Putin has played his hand very astutely, limiting his military action to destroying Georgian forces' positions around South Ossetia, agreeing to a ceasefire and abiding by it, and now gradually pulling the Russian military out of greater Georgia. Of course there will be reprisals, communal violence and stories of atrocities both by South Ossetians and Georgians. But eventually the west will have to recognise, when we see the pictures of the devastation in Tskhinvali (you can see them already on the internet), that Russia had - as the former Soviet leader Mikhail Gorbachev has said - very little alternative but to intervene in South Ossetia.
Putin can, with some legitimacy, compare his "humanitarian" intervention in Georgia with that of the west in Kosovo. And the truth is that his call for South Ossetians to be allowed self-determination like the former Yugoslavian province is the only defensible one in the Caucasian context. The only solution to the confrontation is for the people of South Ossetia to be consulted and allowed to choose their own destiny, under the inalienable right of all peoples to self-determination. What must not happen is for the west, led by fools in the White House, to compound this misjudgment by seeking to crush the independence movement in South Ossetia.
Yet, by promising to defend the territorial integrity of Georgia, we are coming dangerously close to doing precisely that. We have no right to tell the South Ossetians which country they are to live in. After the bloody behaviour of Georgian troops in Tskhinvali, it would be unthinkable to force the South Ossetians to bend to the will of Tbilisi and remain part of Georgia.

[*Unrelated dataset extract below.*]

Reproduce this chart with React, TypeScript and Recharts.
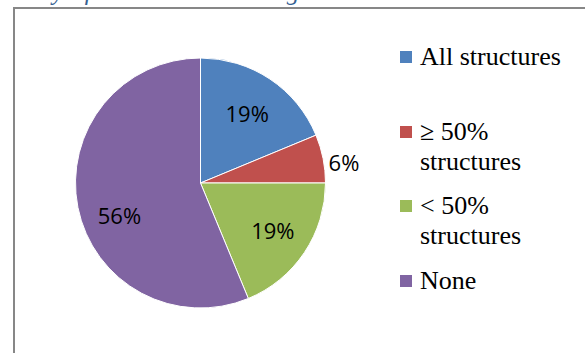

But perhaps the greatest mistake of all by the west was, as President Bush might put it, "misunderestimating" Putin and the Russians. Calling Russia "Saudi Arabia with trees" was more revealing of the state of American diplomatic skill than of Russia. Could you have imagined John F Kennedy indulging in name-calling? Further, placing missiles in Poland and arming Saakashvili were acts of provocation no country could have ignored. Imagine if Russia had placed "defensive" missiles in Mexico or sent arms to Cuba?
Well: it did, of course, back in 1962, when Russia was the Soviet Union and Nikita Khrushchev was arming Castro. The American response then, quite rightly, was to demand the withdrawal of Soviet missiles from its sphere of influence. The roles are reversed today, and we have Bush rather than Khrushchev gambling with world security. But I don't find that a great consolation. The world nearly went to nuclear war over Cuba. Let's hope that we can stop history repeating itself.